Kappa architecture: The entire system follows a Kappa architecture — one codebase, one pipeline. Engineers can backfill months of historical data in 3–4 hours, train a new model on the backfilled features, and deploy it to production. No separate batch and streaming codepaths to maintain.
Results
The streaming ML platform has delivered measurable impact across Discord's safety operations:
- Double-digit safety metric improvements in both spam detection and account security, directly protecting Discord's 150 million monthly active users.
- Faster iteration: ML engineers can make changes, backfill historical data within 3–4 hours, train a new model, and deploy — a cycle that previously took days or weeks.
- Reduced bug surface: Point-in-time accuracy of all features eliminates the stitching bugs that plagued their previous batch+real-time hybrid approach.
- Simpler infrastructure: ML models run as operators within the Flink job graph instead of requiring separate microservices, dramatically reducing operational overhead.
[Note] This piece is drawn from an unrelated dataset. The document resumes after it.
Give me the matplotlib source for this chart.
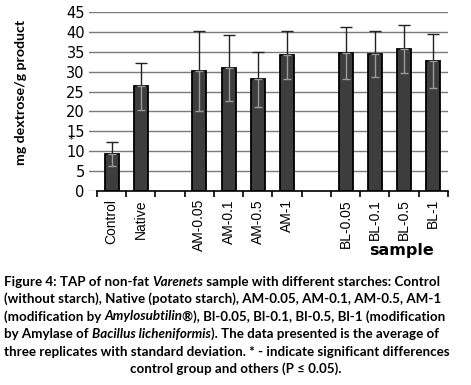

- Low maintenance: The Flink Kubernetes Operator manages job lifecycle including deployment, save points, and high availability — keeping operational burden minimal for a small team.
"This whole system was built at Discord with a very tiny number of engineers."
"We basically rely on the amazing open-source community that has tried to solve similar problems and donated this stuff. The technology has hit the critical mass where you can build really powerful stuff."
Future Plans
With the platform proven in production for safety use cases, Discord is expanding its application:
- Personalization: Applying the same streaming ML platform to server discovery and notification optimization, where real-time signals can significantly improve user experience.
- Faster experimentation: Enabling rapid A/B testing of new ML models and features, accelerating the team's ability to iterate on both safety and personalization.
- Broader safety coverage: Expanding to additional anti-abuse use cases beyond spam detection and account security.
- Workload migration: Continuing to migrate existing batch and rules-based workloads onto the unified streaming platform, consolidating infrastructure and reducing complexity.